Crocus y narcisos. Los vehículos, tímidos, parecen pasar de puntillas temiendo molestar, interrumpir el pulso despacioso que cala, sin romanticismo, sino como una percepción física. El paso de los coches de caballos, el cruce de la calle para recoger el correo de un hombre de larga barba blanca, dos niños con traje negro y con sombrero de paja junto a su madre con cofia blanca, no inmuta, ni siquiera motiva levantar la vista del periódico. Las granjas, los graneros rojos, los silos, se perfilan sobre las colinas, aparecen tras las curvas, suaves, como la respiración.
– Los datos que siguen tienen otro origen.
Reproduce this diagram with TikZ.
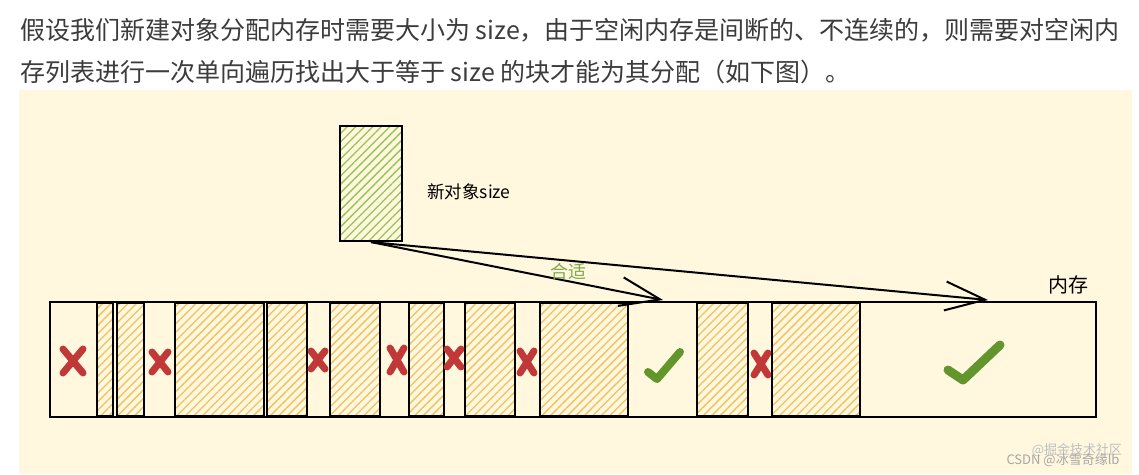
\documentclass[tikz,border=0pt]{standalone}
\usepackage{fontspec}
\newfontfamily\cjk{Noto Sans CJK SC}
\usetikzlibrary{arrows.meta,patterns.meta}
\definecolor{panelbg}{RGB}{255,248,223}
\definecolor{txtgray}{RGB}{60,60,60}
\definecolor{hatchorange}{RGB}{242,192,95}
\definecolor{hatchgreen}{RGB}{150,195,85}
\definecolor{xred}{RGB}{192,56,56}
\definecolor{okgreen}{RGB}{98,150,45}
\definecolor{labelgreen}{RGB}{125,170,75}
\tikzset{
  hatchblock/.style={draw=black, line width=2pt, line join=round,
    pattern={Lines[angle=45,distance=6pt,line width=1.3pt]}, pattern color=hatchorange},
  objbox/.style={draw=black, line width=2.2pt, inner sep=0pt,
    pattern={Lines[angle=45,distance=6pt,line width=1.3pt]}, pattern color=hatchgreen},
  barline/.style={draw=black, line width=1.9pt},
  redx/.style={draw=xred, line width=7pt, line cap=round},
  tick/.style={draw=okgreen, line width=8pt, line cap=round, line join=round},
  arrowline/.style={draw=black, line width=2pt, -{Straight Barb[length=40pt,width=29pt,line width=2pt]}},
  toptext/.style={font=\cjk\fontsize{25}{25}\selectfont, text=txtgray, anchor=base west, inner sep=0pt},
  lbl/.style={font=\cjk\fontsize{18}{18}\selectfont, text=black, inner sep=0pt},
  wmark/.style={font=\cjk\fontsize{13}{13}\selectfont, inner sep=0pt}
}
\begin{document}
\begin{tikzpicture}[x=1pt,y=-1pt]
\useasboundingbox (0,0) rectangle (1139,474);
\fill[white] (0,0) rectangle (1139,474);
% text above
\node[toptext] (line1) at (20,39.5) {假设我们新建对象分配内存时需要大小为 size，由于空闲内存是间断的、不连续的，则需要对空闲内};
\node[toptext] (line2) at (20,81.5) {存列表进行一次单向遍历找出大于等于 size 的块才能为其分配（如下图）。};
% panel
\fill[panelbg] (19,90) rectangle (1132,474);
% memory bar
\draw[barline] (50,302) rectangle (1096,417);
\foreach \a/\b in {97/113, 117/144, 175/264, 267/307, 330/380, 409/444, 465/515, 540/628, 697/748, 772/860}{
  \draw[hatchblock] (\a,303) rectangle (\b,416);
}
% red crosses
\foreach \cx/\cy/\hx/\hy in {73/361/10/12, 160/362/8/10, 318/360/7/9, 397/360/7/12, 454/358/7/9, 527/362/7/11, 761/364/7/11}{
  \draw[redx] (\cx-\hx,\cy-\hy) -- (\cx+\hx,\cy+\hy) (\cx-\hx,\cy+\hy) -- (\cx+\hx,\cy-\hy);
}
% green ticks
\draw[tick] (648,372) -- (657,379) -- (680,352);
\draw[tick, line width=9pt] (948,370) -- (963,380) -- (1000,345);
% new object
\node[objbox, minimum width=62pt, minimum height=115pt] (obj) at (371,183.5) {};
\node[lbl, font=\cjk\fontsize{17.5}{17.5}\selectfont] (objlbl) at (469,192) {新对象size};
% targets
\coordinate (fit1) at (663,300);
\coordinate (fit2) at (988,300);
\draw[arrowline] (obj.south) -- (fit2);
\draw[arrowline] (obj.south) -- (fit1);
\node[lbl, text=labelgreen] (fitlbl) at (568,272) {合适};
\node[lbl, font=\cjk\fontsize{20}{20}\selectfont] (memlbl) at (1068,285) {内存};
% watermarks (overlapping as in the source)
\node[wmark, text=black!25] (wm1) at (1077,450) {@掘金技术社区};
\node[wmark, text=black!35] (wm2) at (1063,460) {CSDN @冰雪奇缘lb};
\end{tikzpicture}
\end{document}
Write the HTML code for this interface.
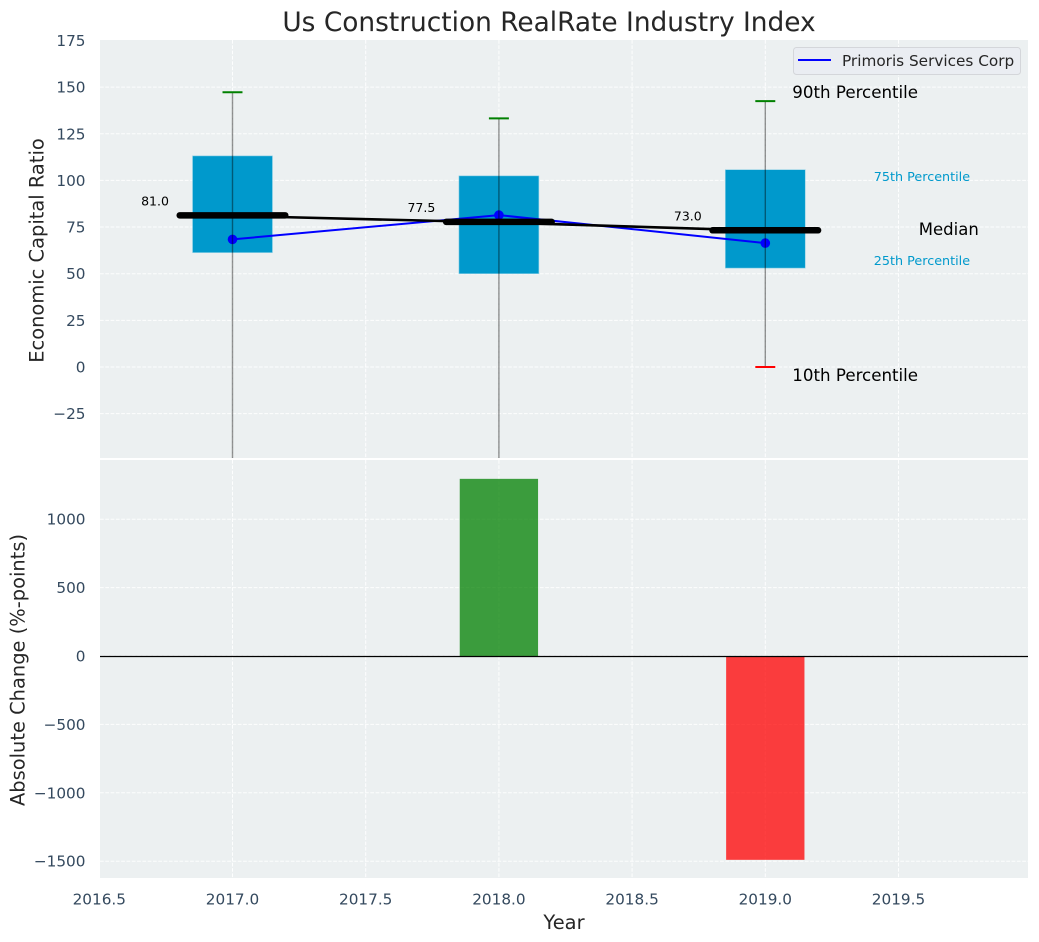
<!DOCTYPE html>
<html lang="en">
<head>
<meta charset="utf-8">
<title>Us Construction RealRate Industry Index</title>
<style>
html,body{margin:0;padding:0;background:#fff;width:1039px;height:942px;overflow:hidden}
svg{display:block;font-family:"DejaVu Sans","Liberation Sans",sans-serif}
</style>
</head>
<body>
<svg id="chart" xmlns="http://www.w3.org/2000/svg" width="1039" height="942" viewBox="0 0 1039 942">
  <defs>
    <clipPath id="clip-top"><rect x="100" y="40" width="928" height="418"></rect></clipPath>
    <clipPath id="clip-bottom"><rect x="100" y="460" width="928" height="418"></rect></clipPath>
  </defs>
  <rect x="100" y="40" width="928" height="418" fill="#ecf0f1"></rect>
  <rect x="100" y="460" width="928" height="418" fill="#ecf0f1"></rect>
  <g id="grid-layer"></g>
  <g id="top-marks" clip-path="url(#clip-top)"></g>
  <g id="bottom-marks" clip-path="url(#clip-bottom)"></g>
  <g id="labels"></g>
  <text x="549" y="31" text-anchor="middle" font-size="26.4px" fill="#262626">Us Construction RealRate Industry Index</text>
  <text transform="translate(43.5,250.5) rotate(-90)" text-anchor="middle" font-size="19.44px" fill="#262626">Economic Capital Ratio</text>
  <text transform="translate(24.5,670) rotate(-90)" text-anchor="middle" font-size="19.44px" fill="#262626">Absolute Change (%-points)</text>
  <text x="564" y="929" text-anchor="middle" font-size="19.44px" fill="#262626">Year</text>
  <g>
    <rect x="793.5" y="47.5" width="227" height="27" rx="3" fill="#eaedf2" stroke="#d4d6da" stroke-width="1"></rect>
    <line x1="798" y1="60" x2="831" y2="60" stroke="#0000ff" stroke-width="2"></line>
    <text x="842" y="66" font-size="15.28px" fill="#262626">Primoris Services Corp</text>
  </g>
</svg>
<script>
// Chart data
const years = [2017, 2018, 2019];
const p90 = [147, 133, 142.3];
const p75 = [113.4, 102.7, 106];
const medians = [81, 77.5, 73];
const p25 = [61.3, 50, 53];
const p10 = [-60, -60, 0];
const companyValues = [68.4, 81.4, 66.4];
const absoluteChange = [0, 1295, -1490];
const xTicks = [2016.5, 2017, 2017.5, 2018, 2018.5, 2019, 2019.5];
const topYTicks = [175, 150, 125, 100, 75, 50, 25, 0, -25];
const bottomYTicks = [1000, 500, 0, -500, -1000, -1500];
const seriesName = 'Primoris Services Corp';

const NS = 'http://www.w3.org/2000/svg';
const xOf = function (v) { return 232.5 + (v - 2017) * 266.4; };
const yTop = function (v) { return 367 - v * 1.866; };
const yBottom = function (v) { return 656 - v * 0.1368; };
const halfBox = 0.15;
const halfCap = 0.0375;
const halfMedian = 0.2;
const tickFont = '15.28px';
const tickColor = '#34495e';

function mk(tag, attrs, parent, txt) {
  const el = document.createElementNS(NS, tag);
  for (const k in attrs) { el.setAttribute(k, attrs[k]); }
  if (txt !== undefined) { el.textContent = txt; }
  parent.appendChild(el);
  return el;
}

const grid = document.getElementById('grid-layer');
const top_ = document.getElementById('top-marks');
const bottom = document.getElementById('bottom-marks');
const labels = document.getElementById('labels');
const gridStyle = { stroke: '#ffffff', 'stroke-width': 1, 'stroke-opacity': 0.9, 'stroke-dasharray': '3.7 1.6' };

// grid lines and tick labels
xTicks.forEach(function (t) {
  [[40, 458], [460, 878]].forEach(function (r) {
    const g = mk('line', Object.assign({ x1: xOf(t), x2: xOf(t), y1: r[0], y2: r[1] }, gridStyle), grid);
    
    
  });
  const l = mk('text', { x: xOf(t), y: 904.5, 'text-anchor': 'middle', 'font-size': tickFont, fill: tickColor }, labels, t.toFixed(1));
  
  
});
topYTicks.forEach(function (t) {
  if (t !== 175) {
    const g = mk('line', Object.assign({ x1: 100, x2: 1028, y1: yTop(t), y2: yTop(t) }, gridStyle), grid);
    
    
  }
  const l = mk('text', { x: 85.5, y: yTop(t) + 5.5, 'text-anchor': 'end', 'font-size': tickFont, fill: tickColor }, labels, String(t).replace('-', '\u2212'));
  
  
});
bottomYTicks.forEach(function (t) {
  const g = mk('line', Object.assign({ x1: 100, x2: 1028, y1: yBottom(t), y2: yBottom(t) }, gridStyle), grid);
  
  
  const l = mk('text', { x: 85.5, y: yBottom(t) + 5.5, 'text-anchor': 'end', 'font-size': tickFont, fill: tickColor }, labels, String(t).replace('-', '\u2212'));
  
  
});

// IQR boxes
years.forEach(function (yr, i) {
  const b = mk('rect', {
    x: xOf(yr - halfBox), y: yTop(p75[i]) + 0.5,
    width: xOf(yr + halfBox) - xOf(yr - halfBox), height: yTop(p25[i]) - yTop(p75[i]) - 0.5,
    fill: '#0099cc', stroke: '#8fd0e6', 'stroke-width': 0.6
  }, top_);
  
  
});

// company series
const companyLine = mk('polyline', {
  points: years.map(function (yr, i) { return xOf(yr) + ',' + yTop(companyValues[i]); }).join(' '),
  fill: 'none', stroke: '#0000ff', 'stroke-width': 2
}, top_);


years.forEach(function (yr, i) {
  const p = mk('circle', { cx: xOf(yr), cy: yTop(companyValues[i]), r: 4.8, fill: '#0000ff' }, top_);
  
  
});

// whiskers and caps
years.forEach(function (yr, i) {
  const w = mk('line', { x1: xOf(yr), x2: xOf(yr), y1: yTop(p90[i]), y2: yTop(p10[i]), stroke: '#000000', 'stroke-opacity': 0.42, 'stroke-width': 1.4 }, top_);
  
  
  const c1 = mk('line', { x1: xOf(yr - halfCap), x2: xOf(yr + halfCap), y1: yTop(p90[i]) - 0.4, y2: yTop(p90[i]) - 0.4, stroke: '#008000', 'stroke-width': 2 }, top_);
  
  
  const c2 = mk('line', { x1: xOf(yr - halfCap), x2: xOf(yr + halfCap), y1: yTop(p10[i]), y2: yTop(p10[i]), stroke: '#ff0000', 'stroke-width': 2 }, top_);
  
  
});

// median connector and median bars
const medianLine = mk('polyline', {
  points: years.map(function (yr, i) { return xOf(yr) + ',' + yTop(medians[i]); }).join(' '),
  fill: 'none', stroke: '#000000', 'stroke-width': 2.6
}, top_);


years.forEach(function (yr, i) {
  const m = mk('line', { x1: xOf(yr - halfMedian) + 0.5, x2: xOf(yr + halfMedian) - 0.5, y1: yTop(medians[i]) - 0.5, y2: yTop(medians[i]) - 0.5, stroke: '#000000', 'stroke-width': 6.5, 'stroke-linecap': 'round' }, top_);
  
  
  const t = mk('text', { x: xOf(yr) - 77.5, y: yTop(medians[i]) - 10.5, 'text-anchor': 'middle', 'font-size': '12.5px', fill: '#000000' }, labels, medians[i].toFixed(1));
  
  
});

// percentile annotations next to the last box
const last = years.length - 1;
const a90 = mk('text', { x: xOf(years[last]) + 27, y: yTop(p90[last]) - 3.5, 'font-size': '16.67px', fill: '#000000' }, labels, '90th Percentile');


const a10 = mk('text', { x: xOf(years[last]) + 27, y: yTop(p10[last]) + 14, 'font-size': '16.67px', fill: '#000000' }, labels, '10th Percentile');


const aMed = mk('text', { x: xOf(years[last]) + 153.5, y: yTop(medians[last]) + 4, 'font-size': '16.5px', fill: '#000000' }, labels, 'Median');


const a75 = mk('text', { x: xOf(years[last]) + 108.5, y: yTop(p75[last]) + 12, 'font-size': '12.75px', fill: '#0099cc' }, labels, '75th Percentile');


const a25 = mk('text', { x: xOf(years[last]) + 108.5, y: yTop(p25[last]) - 3, 'font-size': '12.75px', fill: '#0099cc' }, labels, '25th Percentile');



// absolute change bars
years.forEach(function (yr, i) {
  const v = absoluteChange[i];
  if (v === 0) { return; }
  const b = mk('rect', {
    x: xOf(yr - 0.147), width: xOf(yr + 0.147) - xOf(yr - 0.147),
    y: Math.min(yBottom(v), yBottom(0)), height: Math.abs(yBottom(v) - yBottom(0)),
    fill: v > 0 ? '#008000' : '#ff0000', 'fill-opacity': 0.75
  }, bottom);
  
  
});
const zero = mk('line', { x1: 100, x2: 1028, y1: yBottom(0) + 0.5, y2: yBottom(0) + 0.5, stroke: '#000000', 'stroke-width': 1.2 }, bottom);


</script>
</body>
</html>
Desconozco si es la percepción que tenemos de estas tierras, el imaginario que el cine y la literatura confeccionó en nosotros, como las colchas de retales que cosen para preparar el invierno, lo que nos predispone para la calma, o si, con sus ademanes, con la liturgia de lo sencillo, perfuman el aire, traspasando las muchas capas de ropa que nos protegen del frío. Silbando se acompasa la tarde cayendo sobre los campos: «Desde muy chico ansiaba todo eso, … sabía muy bien que había brotado del barro y que mientras siguiera el orden natural de las cosas, estaría bien. (…) Puedo sentir los ritmos de la tierra, el crecer y el florecer y el desvanecerse y el morir, en mis huesos. Puedo sentir la vida. No necesito nada más».